Wednesday, April 8, 2009
Successful Students Everyday
I grew up in a magical place, a magical time with a bunch of magical kids…
In a small town called Summer Shade there was a school where about 30 of us navigated the rough seas of adolescence and survived; mainly because we had a solid foundation of family, faith and friendship.
I was lucky enough to see most of these people again this past weekend at an 8th grade reunion. Most people attend high school reunions, and grade school reunions I have come to find out are rare. But we were not your average group of kids it turns out.
I don’t know exactly what set us apart and made us bond so closely that after 35 years we would all gather together after a long work week, some of us driving from Indiana, Tennessee, traveling hours and hours to get together for a potluck in the old school cafeteria, but we did. And it was one of the best nights of my life.
There was a lot of laughter and a lot of tears. Hugs abounded. Smiles. Seriously you could feel the love in the room. What wasn’t there was anyone being mean, trying to outdo, out boast, or one up each other. We all knew where we came from. We had all been in each other’s homes growing up & spent countless hours together. There was nothing to hide, because we knew each other from a time before we had formed masks or artifices or tried to hide from ourselves. We dropped all pretenses. There was no need to pretend with one another, we had grown up together and there was no need to judge each other. We were home again. We were a tribe.
Some of us had left long ago. Some had died. Those who could came back that night. Those who couldn’t were remembered. Mitchell and Darrell who had died were fondly recalled and lovingly talked about.

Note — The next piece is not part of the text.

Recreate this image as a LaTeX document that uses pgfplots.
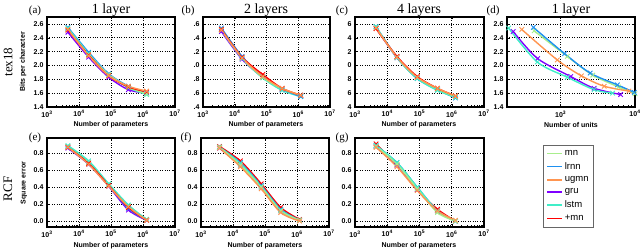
\documentclass[border=0pt]{standalone}
\usepackage{fontspec}
\setmainfont{Liberation Serif}
\setsansfont{Liberation Sans}
\usepackage{pgfplots}
\pgfplotsset{compat=1.18}
\definecolor{cmn}{RGB}{168,238,140}
\definecolor{clrnn}{RGB}{30,144,240}
\definecolor{cugmn}{RGB}{255,149,80}
\definecolor{cgru}{RGB}{127,0,255}
\definecolor{clstm}{RGB}{64,238,200}
\definecolor{cpmn}{RGB}{255,0,0}
\pgfplotsset{
  mybase/.style={scale only axis,
    grid=major, major grid style={black, dotted, line width=0.6pt},
    axis line style={line width=1.1pt}, tick style={black, line width=0.5pt},
    major tick length=2.5pt, minor tick length=1.5pt, tick align=inside,
    ticklabel style={font=\sffamily\bfseries\fontsize{7}{7}\selectfont}},
  mypar/.style={mybase, xmin=1e3, xmax=1e7, xtick={1e3,1e4,1e5,1e6,1e7},
    xticklabels={10\textsuperscript{3},10\textsuperscript{4},10\textsuperscript{5},10\textsuperscript{6},10\textsuperscript{7}}},
  mytop/.style={ymin=1.4, ymax=2.7, ytick={1.4,1.6,1.8,2.0,2.2,2.4,2.6}, height=90pt},
  mybot/.style={ymin=-0.07, ymax=0.98, ytick={0,0.2,0.4,0.6,0.8}, yticklabels={0.0,0.2,0.4,0.6,0.8}, height=89pt},
  S/.style={draw=#1, solid, line width=1.4pt, mark=x, mark size=3.2pt, smooth, mark options={draw=#1, solid, line width=0.9pt}},
}
\newcommand{\ttl}[3]{\node[font=\fontsize{14}{14}\selectfont, anchor=base] at (#1pt,#2pt) {#3};}
\newcommand{\plab}[3]{\node[font=\fontsize{11}{11}\selectfont, anchor=base] at (#1pt,#2pt) {#3};}
\newcommand{\xlab}[3]{\node[font=\sffamily\bfseries\fontsize{7}{7}\selectfont] at (#1pt,#2pt) {#3};}
\begin{document}
\begin{tikzpicture}[x=1pt,y=1pt]
\useasboundingbox (0,0) rectangle (640,251);
% ---------- (a)
\begin{semilogxaxis}[mypar, mytop, at={(47pt,144pt)}, anchor=south west, width=128pt,
  yticklabels={1.4,1.6,1.8,2.0,2.2,2.4,2.6}]
\addplot[S=cgru] coordinates {(4500,2.48) (2e4,2.12) (8.5e4,1.83) (3.5e5,1.65) (1.3e6,1.60)};
\addplot[S=clrnn] coordinates {(4500,2.55) (2e4,2.19) (8.5e4,1.88) (3.5e5,1.70) (1.3e6,1.60)};
\addplot[S=clstm] coordinates {(4500,2.54) (2e4,2.17) (8.5e4,1.86) (3.5e5,1.68) (1.3e6,1.58)};
\addplot[S=cmn] coordinates {(4500,2.52) (2e4,2.16) (8.5e4,1.87) (3.5e5,1.69) (1.3e6,1.59)};
\addplot[S=cpmn] coordinates {(4500,2.51) (2e4,2.15) (8.5e4,1.85) (3.5e5,1.69) (1.3e6,1.62)};
\addplot[S=cugmn] coordinates {(4500,2.52) (2e4,2.14) (8.5e4,1.85) (3.5e5,1.70) (1.3e6,1.63)};
\end{semilogxaxis}
% ---------- (b)
\begin{semilogxaxis}[mypar, mytop, at={(203pt,144pt)}, anchor=south west, width=127pt,
  yticklabels={.4,.6,.8,.0,.2,.4,.6}]
\addplot[S=cgru] coordinates {(3800,2.49) (1.7e4,2.09) (7.6e4,1.83) (3.1e5,1.65) (1.2e6,1.57)};
\addplot[S=clstm] coordinates {(3800,2.51) (1.7e4,2.10) (7.6e4,1.82) (3.1e5,1.64) (1.2e6,1.55)};
\addplot[S=clrnn] coordinates {(3800,2.54) (1.7e4,2.13) (7.6e4,1.84) (3.1e5,1.66) (1.2e6,1.55)};
\addplot[S=cmn] coordinates {(3800,2.52) (1.7e4,2.11) (7.6e4,1.83) (3.1e5,1.66) (1.2e6,1.57)};
\addplot[S=cpmn] coordinates {(3800,2.52) (1.7e4,2.12) (7.6e4,1.87) (3.1e5,1.67) (1.2e6,1.57)};
\addplot[S=cugmn] coordinates {(3800,2.51) (1.7e4,2.11) (7.6e4,1.84) (3.1e5,1.67) (1.2e6,1.57)};
\end{semilogxaxis}
% ---------- (c)
\begin{semilogxaxis}[mypar, mytop, at={(355pt,144pt)}, anchor=south west, width=129pt,
  yticklabels={4,6,8,0,2,4,6}]
\addplot[S=cgru] coordinates {(4500,2.54) (2e4,2.11) (8.5e4,1.82) (3.6e5,1.66) (1.3e6,1.55)};
\addplot[S=clrnn] coordinates {(4500,2.56) (2e4,2.12) (8.5e4,1.81) (3.6e5,1.65) (1.3e6,1.53)};
\addplot[S=clstm] coordinates {(4500,2.56) (2e4,2.11) (8.5e4,1.81) (3.6e5,1.64) (1.3e6,1.54)};
\addplot[S=cmn] coordinates {(4500,2.54) (2e4,2.12) (8.5e4,1.83) (3.6e5,1.66) (1.3e6,1.55)};
\addplot[S=cpmn] coordinates {(4500,2.53) (2e4,2.13) (8.5e4,1.84) (3.6e5,1.67) (1.3e6,1.56)};
\addplot[S=cugmn] coordinates {(4500,2.54) (2e4,2.12) (8.5e4,1.83) (3.6e5,1.67) (1.3e6,1.56)};
\end{semilogxaxis}
% ---------- (d)
\begin{semilogxaxis}[mybase, mytop, at={(507pt,144pt)}, anchor=south west, width=128pt,
  xmin=190, xmax=1e4, xtick={1e3,1e4},
  xticklabels={10\textsuperscript{3},10\textsuperscript{4}},
  yticklabels={1.4,1.6,1.8,2.0,2.2,2.4,2.6},
  legend style={at={(0.281,-0.422)}, anchor=north west, draw=black!60, line width=0.6pt,
    font=\sffamily\fontsize{9.5}{9.5}\selectfont, row sep=1.6pt, inner xsep=3pt, inner ysep=3pt},
  legend cell align=left,
  legend image code/.code={\draw[#1] (0pt,0pt) -- (15pt,0pt);}]
\addlegendimage{draw=cmn, line width=1.6pt}\addlegendentry{mn}
\addlegendimage{draw=clrnn, line width=1.6pt}\addlegendentry{lrnn}
\addlegendimage{draw=cugmn, line width=1.6pt}\addlegendentry{ugmn}
\addlegendimage{draw=cgru, line width=1.6pt}\addlegendentry{gru}
\addlegendimage{draw=clstm, line width=1.6pt}\addlegendentry{lstm}
\addlegendimage{draw=cpmn, line width=1.6pt}\addlegendentry{+mn}
\addplot[S=cmn, forget plot] coordinates {(440,2.50) (1230,2.13) (2700,1.86) (6000,1.69) (1e4,1.59)};
\addplot[S=clrnn, forget plot] coordinates {(430,2.55) (1130,2.17) (2500,1.89) (5800,1.72) (9800,1.61)};
\addplot[S=cugmn, forget plot] coordinates {(300,2.52) (900,2.08) (1900,1.85) (3850,1.70) (8300,1.63)};
\addplot[S=cgru, forget plot] coordinates {(230,2.49) (490,2.10) (1365,1.84) (2820,1.67) (6400,1.58)};
\addplot[S=clstm, forget plot] coordinates {(200,2.54) (485,2.05) (1230,1.83) (2820,1.65) (5000,1.60)};
\end{semilogxaxis}
% ---------- (e)
\begin{semilogxaxis}[mypar, mybot, at={(47pt,24pt)}, anchor=south west, width=128pt]
\addplot[S=cgru] coordinates {(4500,0.86) (2e4,0.67) (8.5e4,0.41) (3.5e5,0.13) (1.3e6,0.01)};
\addplot[S=clrnn] coordinates {(4500,0.88) (2e4,0.69) (8.5e4,0.42) (3.5e5,0.15) (1.3e6,0.01)};
\addplot[S=cmn] coordinates {(4500,0.88) (2e4,0.69) (8.5e4,0.43) (3.5e5,0.17) (1.3e6,0.02)};
\addplot[S=clstm] coordinates {(4500,0.89) (2e4,0.71) (8.5e4,0.44) (3.5e5,0.19) (1.3e6,0.02)};
\addplot[S=cpmn] coordinates {(4500,0.87) (2e4,0.68) (8.5e4,0.42) (3.5e5,0.16) (1.3e6,0.01)};
\addplot[S=cugmn] coordinates {(4500,0.87) (2e4,0.67) (8.5e4,0.41) (3.5e5,0.17) (1.3e6,0.01)};
\end{semilogxaxis}
% ---------- (f)
\begin{semilogxaxis}[mypar, mybot, at={(201pt,24pt)}, anchor=south west, width=128pt]
\addplot[S=cgru] coordinates {(3800,0.86) (1.7e4,0.66) (7.6e4,0.40) (3.1e5,0.12) (1.2e6,0.01)};
\addplot[S=cpmn] coordinates {(3800,0.88) (1.7e4,0.71) (7.6e4,0.44) (3.1e5,0.16) (1.2e6,0.02)};
\addplot[S=clrnn] coordinates {(3800,0.87) (1.7e4,0.69) (7.6e4,0.42) (3.1e5,0.14) (1.2e6,0.01)};
\addplot[S=clstm] coordinates {(3800,0.87) (1.7e4,0.68) (7.6e4,0.41) (3.1e5,0.13) (1.2e6,0.01)};
\addplot[S=cmn] coordinates {(3800,0.87) (1.7e4,0.66) (7.6e4,0.40) (3.1e5,0.12) (1.2e6,0.01)};
\addplot[S=cugmn] coordinates {(3800,0.86) (1.7e4,0.64) (7.6e4,0.38) (3.1e5,0.10) (1.2e6,0.00)};
\end{semilogxaxis}
% ---------- (g)
\begin{semilogxaxis}[mypar, mybot, at={(355pt,24pt)}, anchor=south west, width=129pt]
\addplot[S=cpmn] coordinates {(4500,0.91) (2e4,0.66) (8.5e4,0.37) (3.6e5,0.14) (1.3e6,0.00)};
\addplot[S=cgru] coordinates {(4500,0.88) (2e4,0.66) (8.5e4,0.37) (3.6e5,0.12) (1.3e6,0.00)};
\addplot[S=clrnn] coordinates {(4500,0.89) (2e4,0.69) (8.5e4,0.40) (3.6e5,0.12) (1.3e6,0.00)};
\addplot[S=clstm] coordinates {(4500,0.89) (2e4,0.69) (8.5e4,0.40) (3.6e5,0.12) (1.3e6,0.00)};
\addplot[S=cmn] coordinates {(4500,0.88) (2e4,0.67) (8.5e4,0.38) (3.6e5,0.10) (1.3e6,0.00)};
\addplot[S=cugmn] coordinates {(4500,0.87) (2e4,0.64) (8.5e4,0.36) (3.6e5,0.12) (1.3e6,0.01)};
\end{semilogxaxis}
% ---------- texts
\ttl{111}{237}{1 layer}
\ttl{266}{237}{2 layers}
\ttl{419}{237}{4 layers}
\ttl{571}{237}{1 layer}
\plab{35}{237}{(a)}
\plab{188}{237}{(b)}
\plab{342}{237}{(c)}
\plab{493}{237}{(d)}
\plab{35}{110}{(e)}
\plab{186}{110}{(f)}
\plab{342}{110}{(g)}
\xlab{111}{126}{Number of parameters}
\xlab{266}{126}{Number of parameters}
\xlab{419}{126}{Number of parameters}
\xlab{571}{126}{Number of units}
\xlab{111}{5}{Number of parameters}
\xlab{265}{5}{Number of parameters}
\xlab{419}{5}{Number of parameters}
\node[font=\sffamily\bfseries\fontsize{7}{7}\selectfont, rotate=90] at (23pt,189pt) {Bits per character};
\node[font=\sffamily\bfseries\fontsize{7}{7}\selectfont, rotate=90] at (24pt,68pt) {Square error};
\node[font=\fontsize{13}{13}\selectfont, rotate=90] at (8pt,189pt) {tex18};
\node[font=\fontsize{13}{13}\selectfont, rotate=90] at (8pt,62pt) {RCF};
\end{tikzpicture}
\end{document}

Tema, Keeta, Don, Lela and others who couldn’t make it were missed and remembered. No one was left out. If they were not there physically they were there in our hearts.
We remembered our teachers, Mr. Hunley and Mr. Long; our principal Mr. Branstetter. Great men who inspired us, led us, believed in us, but maybe more importantly loved us.
Mr. Long had just died a few months ago, but his wife and son, David, who was in our class attended. It was healing for all of us to be able to say all the things we never got to say to Mr. Long personally. He was one of the most influential people in our lives. Had it not been for Mr. Long and Mr. Hunley I might never have attended college. They opened doors for me. Mr. Long was a goofball; a whacked out loon who loved teaching and made kids love to learn. His life touched so many of us and we carry him still in our hearts to this day. He taught us more than geography, social studies and history, he taught us how to be the best human beings we could be. He taught us that laughter is essential. He taught us that love is as necessary as air to living. He was a role model on what a decent loving citizen of the community should be. He was a great man. I have never forgotten him and neither has anyone who was in the class of 1974. He was as present in that room as if he were sitting in a chair at the table. Time and distance had not diminished his impact one iota.
Studies show that people who experience trauma form bonds, but I wonder about people who share joy? I moved after 8th grade and attended high school in a nearby town. I made new friends but none were ever as meaningful as these people. There is something about a shared experience, about growing up in a place where someone else’s parents can discipline you, where the community cares about you, where all of you know that you are safe and cared for that connects you for a lifetime. Because I think that is what we shared; JOY. I think we all basically had happy childhoods. We pretty much lived on a level playing field. There were no real divisions, no one was super rich, no one was homeless, we all had families, we all pretty much did the same things, ate the same things, shared a common life. It was a small town in the 1960’s and 1970’s and we remained untouched by a lot of the strife that was going on in the outside world. I don’t remember there being a lot of racial prejudice, or drugs, or antiwar demonstrations. I feel like I grew up sheltered from a lot of the harsh realities. There was life and death, illness and strife but it was a farming community so that was to be expected, it was part of the circle of life. But the bitterness, hatred, envy, all that came later. Lessons learned after 8th grade.
I remarked to someone I still occasionally have dreams about the school. Good dreams. I can close my eyes and see the playground, the old oak that grew beside the gym. I remember the taste of the lemon cookies and Charms suckers we would buy at Punch Mosby’s. I remember the pranks we played, the 4-H skits that won time after time. I remember all those beautiful bright kids. I remember a better time, a better place. No matter how far I traveled, how long I stayed gone, I never forgot. I took every single one of those kids with me. I am a better person because of all of them. I am now a social worker and I see kids who do not have what I had. It breaks my heart. I realize how blessed I was, how truly graced by God I was to have grown up in Summer Shade. I can close my eyes and I am back in an instant. Memory is an incredible thing, but it can’t replace the hugs, tears and laughter that I got to experience last Friday night. I thank everyone who showed up and I encourage everyone who didn’t, to make it to the next reunion. Only this time we will not wait 35 years. We need to do it more often. We all need to remember there was a time, a place, where we were safe and loved. A place that we called home. A place called Summer Shade.